A recent investors’ survey done by Bank of America Merrill Lynch found that more and more investors believe that stocks are overvalued. Expectations about earnings, taxes, spending, and regulatory regime, have uplifted equities worldwide, but recently a sense of anxiety that started with lower oil prices and transmitted in the arena of whether or not the Trump trade has legs to grow, has been settling into the markets. The data show that on a forward price-to-earnings (P/E) measure, the S&P 500 is at its highest level over the course of the last twelve years. The graph below reflects the anxiety that we may be facing a pause in the current stock market rally.


In addition, the Price-to-Sales ratio (PSR) is at almost record level and US equities account for close to 40% of global equity value while they make up only 25% of global GDP. Hence, our previous commentary that a partial and gradual allocation outside the US (especially in the EU), may be justified at this stage.

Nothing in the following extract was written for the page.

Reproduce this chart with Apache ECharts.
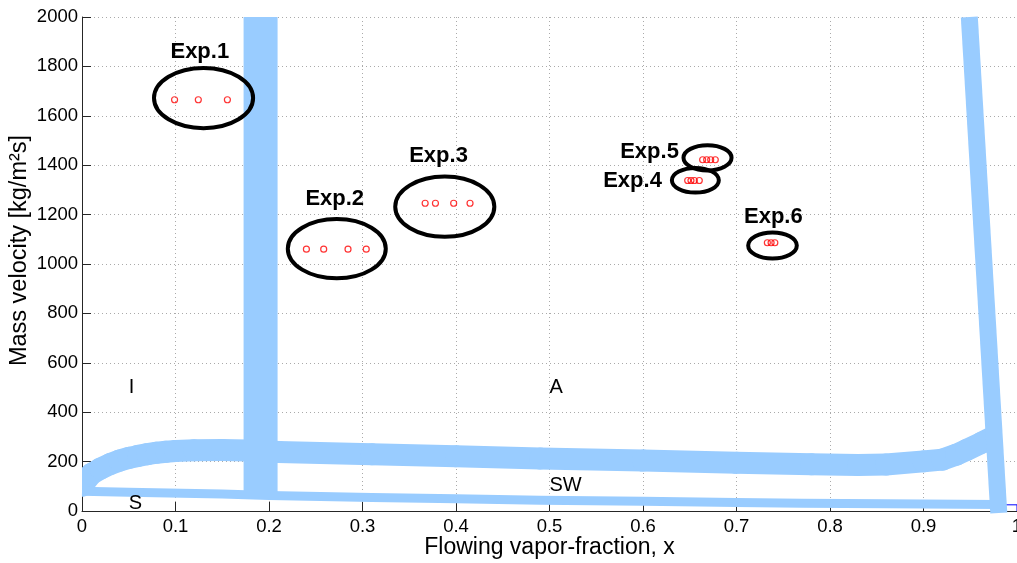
<!DOCTYPE html>
<html>
<head>
<meta charset="utf-8">
<script src="https://cdn.jsdelivr.net/npm/echarts@6/dist/echarts.min.js"></script>
<style>
  html, body { margin: 0; padding: 0; background: #ffffff; }
  #chart { width: 1017px; height: 563px; }
</style>
</head>
<body>
<div id="chart"></div>
<script>
const FONT = "'Liberation Sans', Arial, Helvetica, sans-serif";

// Axis tick labels
const xTickLabels = ['0', '0.1', '0.2', '0.3', '0.4', '0.5', '0.6', '0.7', '0.8', '0.9', '1'];
const yTickLabels = ['0', '200', '400', '600', '800', '1000', '1200', '1400', '1600', '1800', '2000'];

// Flow-pattern transition lines [x, G]
const boundaryUpper = [
  [0, 102], [0.01, 150], [0.02, 172], [0.03, 190], [0.04, 204], [0.05, 215],
  [0.06, 223], [0.07, 230], [0.08, 236], [0.09, 240], [0.1, 243], [0.12, 246],
  [0.15, 247], [0.19, 244], [0.21, 239], [0.31, 230], [0.4, 222], [0.49, 213],
  [0.6, 204], [0.7, 195], [0.78, 189], [0.83, 186], [0.86, 188], [0.9, 201],
  [0.92, 208], [0.935, 228], [0.946, 247], [0.962, 276], [0.97, 292]
];
const boundaryLower = [
  [0, 80], [0.05, 76], [0.15, 69], [0.2, 63], [0.31, 55], [0.4, 50], [0.49, 44],
  [0.6, 39], [0.7, 34], [0.77, 31], [0.86, 29], [0.98, 26]
];
const boundaryVertical = [[0.191, 65], [0.191, 2000]];
const boundaryRight = [[0.949, 2000], [0.9805, -8]];
const boundaryTail = [[0.975, 25], [1, 25], [1, 0]];

// Test conditions [x, G]
const exp1 = [[0.099, 1665], [0.1244, 1665], [0.1555, 1665]];
const exp2 = [[0.240, 1060], [0.2585, 1060], [0.2845, 1060], [0.304, 1060]];
const exp3 = [[0.367, 1246], [0.378, 1246], [0.3975, 1246], [0.415, 1246]];
const exp4 = [[0.6478, 1338], [0.6513, 1338], [0.6549, 1338], [0.6602, 1338]];
const exp5 = [[0.6638, 1422], [0.6681, 1422], [0.6724, 1422], [0.6773, 1422]];
const exp6 = [[0.733, 1086], [0.737, 1086], [0.741, 1086]];

// Rings around each test group: [centre x, centre G, half-width in x, half-height in G]
const expRings = [
  [0.130, 1672, 0.053, 122],
  [0.2725, 1062, 0.0524, 120],
  [0.388, 1232, 0.053, 122],
  [0.656, 1339, 0.0251, 50],
  [0.669, 1430, 0.0257, 51],
  [0.7385, 1075, 0.026, 53]
];

// Group names and where they sit [text, x, G]
const expNames = [
  ['Exp.1', 0.126, 1860],
  ['Exp.2', 0.2703, 1264],
  ['Exp.3', 0.3813, 1438],
  ['Exp.4', 0.5888, 1337],
  ['Exp.5', 0.607, 1452],
  ['Exp.6', 0.7394, 1192]
];

// Flow-pattern region names (left-aligned) [text, x, G]
const regimeNames = [
  ['I', 0.05, 500],
  ['A', 0.5, 500],
  ['SW', 0.5, 105],
  ['S', 0.05, 30]
];

const BAND = '#99ccff';

function bandSeries(data, width, clip) {
  return {
    type: 'line',
    data: data,
    showSymbol: false,
    symbol: 'none',
    clip: clip,
    silent: true,
    z: 2,
    lineStyle: { color: BAND, width: width, cap: 'butt', join: 'round' }
  };
}

// Thick band drawn segment by segment with round ends, clipped exactly to the plot area
function roundBandSeries(points, width) {
  return {
    type: 'custom',
    data: points,
    encode: { x: 0, y: 1 },
    clip: true,
    silent: true,
    z: 2,
    renderItem: function (params, api) {
      const i = params.dataIndex;
      if (i === 0) return null;
      const a = api.coord(points[i - 1]);
      const b = api.coord([api.value(0), api.value(1)]);
      return {
        type: 'line',
        shape: { x1: a[0], y1: a[1], x2: b[0], y2: b[1] },
        style: { stroke: BAND, lineWidth: width, lineCap: 'round' }
      };
    }
  };
}

function ellipsePath(cx, cy, rx, ry) {
  const k = 0.5523;
  return [
    'M', cx - rx, cy,
    'C', cx - rx, cy - k * ry, cx - k * rx, cy - ry, cx, cy - ry,
    'C', cx + k * rx, cy - ry, cx + rx, cy - k * ry, cx + rx, cy,
    'C', cx + rx, cy + k * ry, cx + k * rx, cy + ry, cx, cy + ry,
    'C', cx - k * rx, cy + ry, cx - rx, cy + k * ry, cx - rx, cy,
    'Z'
  ].join(' ');
}

function textSeries(items, font, align) {
  return {
    type: 'custom',
    data: items.map(function (d) { return [d[1], d[2]]; }),
    encode: { x: 0, y: 1 },
    silent: true,
    z: 6,
    renderItem: function (params, api) {
      const p = api.coord([api.value(0), api.value(1)]);
      return {
        type: 'text',
        x: p[0],
        y: p[1],
        style: {
          text: items[params.dataIndex][0],
          font: font,
          fill: '#000000',
          align: align,
          verticalAlign: 'middle'
        }
      };
    }
  };
}

const chart = echarts.init(document.getElementById('chart'), null, { renderer: 'canvas' });

const pointSeries = [exp1, exp2, exp3, exp4, exp5, exp6].map(function (pts) {
  return {
    type: 'scatter',
    data: pts,
    symbol: 'circle',
    symbolSize: 6,
    silent: true,
    z: 4,
    itemStyle: { color: 'rgba(0,0,0,0)', borderColor: '#ff0000', borderWidth: 1.2 }
  };
});

chart.setOption({
  animation: false,
  backgroundColor: '#ffffff',
  grid: { left: 82, right: 0, top: 17, bottom: 52, containLabel: false, outerBoundsMode: 'none' },
  xAxis: {
    type: 'value',
    min: 0, max: 1, interval: 0.1,
    name: 'Flowing vapor-fraction, x',
    nameLocation: 'middle',
    nameGap: 25,
    nameMoveOverlap: false,
    nameTextStyle: { fontFamily: FONT, fontSize: 23, color: '#000' },
    axisLine: { show: true, onZero: false, lineStyle: { color: '#262626', width: 1 } },
    axisTick: { show: true, inside: true, length: 9, lineStyle: { color: '#262626' } },
    axisLabel: {
      fontFamily: FONT, fontSize: 18.5, color: '#000', margin: 6,
      showMaxLabel: true,
      formatter: function (v) { return xTickLabels[Math.round(v * 10)]; }
    },
    splitLine: { show: true, lineStyle: { color: '#aaaaaa', type: [1, 3], width: 1 } }
  },
  yAxis: {
    type: 'value',
    min: 0, max: 2000, interval: 200,
    name: 'Mass velocity [kg/m²s]',
    nameLocation: 'middle',
    nameGap: 50,
    nameMoveOverlap: false,
    nameTextStyle: { fontFamily: FONT, fontSize: 23.5, color: '#000', padding: [0, 0, 0, 27] },
    axisLine: { show: true, lineStyle: { color: '#262626', width: 1 } },
    axisTick: { show: true, inside: true, length: 9, lineStyle: { color: '#262626' } },
    axisLabel: {
      fontFamily: FONT, fontSize: 18.5, color: '#000', margin: 4,
      formatter: function (v) { return yTickLabels[Math.round(v / 200)]; }
    },
    splitLine: { show: true, lineStyle: { color: '#aaaaaa', type: [1, 3], width: 1 } }
  },
  series: [
    {
      type: 'line',
      data: boundaryTail,
      showSymbol: false,
      symbol: 'none',
      clip: false,
      silent: true,
      z: 1,
      lineStyle: { color: '#0000ff', width: 1 }
    },
    bandSeries(boundaryLower, 9, true),
    roundBandSeries(boundaryUpper, 22),
    bandSeries(boundaryVertical, 34, false),
    bandSeries(boundaryRight, 17, false),
    ...pointSeries,
    {
      type: 'custom',
      data: expRings,
      encode: { x: 0, y: 1 },
      silent: true,
      z: 5,
      renderItem: function (params, api) {
        const c = api.coord([api.value(0), api.value(1)]);
        const s = api.size([api.value(2), api.value(3)]);
        return {
          type: 'path',
          shape: { pathData: ellipsePath(c[0], c[1], s[0], s[1]) },
          style: { fill: 'none', stroke: '#000000', lineWidth: 4 }
        };
      }
    },
    textSeries(expNames, 'bold 22px ' + FONT, 'center'),
    textSeries(regimeNames, '20px ' + FONT, 'left')
  ]
});
</script>
</body>
</html>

Having said that, allow me also to state that we do not see any immediate bear market or significant correction in the horizon. The forces that uplifted the sentiment are alive and well, and the Fed’s actions in raising short term interest rates do not seem to detract from that sentiment. Furthermore, we do not see any immediate threat from the higher yields (at least not until the ten-year Treasury reaches 3.30-3.5%). On the contrary, the rising yields portray a healthy picture that allows the economy to be unchained from the Fed’s steroids.

Of course, that doesn’t mean that we do not have our concerns that range from political instability to geopolitics and the fact that China’s riskiest corporate borrowers are raising huge amount of money through junk bonds, despite the fact that defaults quadrupled last year. Our main concern concentrates on the forces of global devolution coupled with collateral holes, unfunded liabilities, and of course derivative products. The combination of those forces could possibly lead us down the road to a major market meltdown, which takes me to the second part of this week’s commentary.

Last week I had the opportunity to view the exhibition titled “America After the Fall: Paintings in the 1930s”, at the Royal Academy of Arts in London. In one of the most desperate economic and political times in the US, the nation was struggling to find its new identity. The exhibition demonstrates that struggle as artists sought to portray the people’s search for a new soul through artistic expressions of abstraction, regionalism, and surrealism. It was a time of upheaval in economic, social, political, business, and geopolitical fronts that define the new character of America. The exuberance of the 1920s and the rural frugality, was giving way to the realism of industrialization, populism, urban life, depression, and finally war. Modernity was getting ready for post-modernity where truth is manufactured rather than discovered. During the turbulent years of the 1930s, America felt expelled from the Garden of Eden. Disillusion replaced the notions of hope and opportunity. During the chaotic years of economic depression fascism and communism took hold of politics and life was never the same again.

What better then than to present an illuminating figure from that exhibition by the title “The Eternal City”, by Peter Blume. The setting reflects the Roman Forum, the Coliseum, and the Catacombs.

Mussolini’s head as it is springing from the rubbles represents the nightmare that is about to unfold across the globe. The catastrophe of the 1930s was followed by the destruction of the 1940s, both of which followed a period of unprecedented prosperity bought on credit and the utopian deal in Versailles.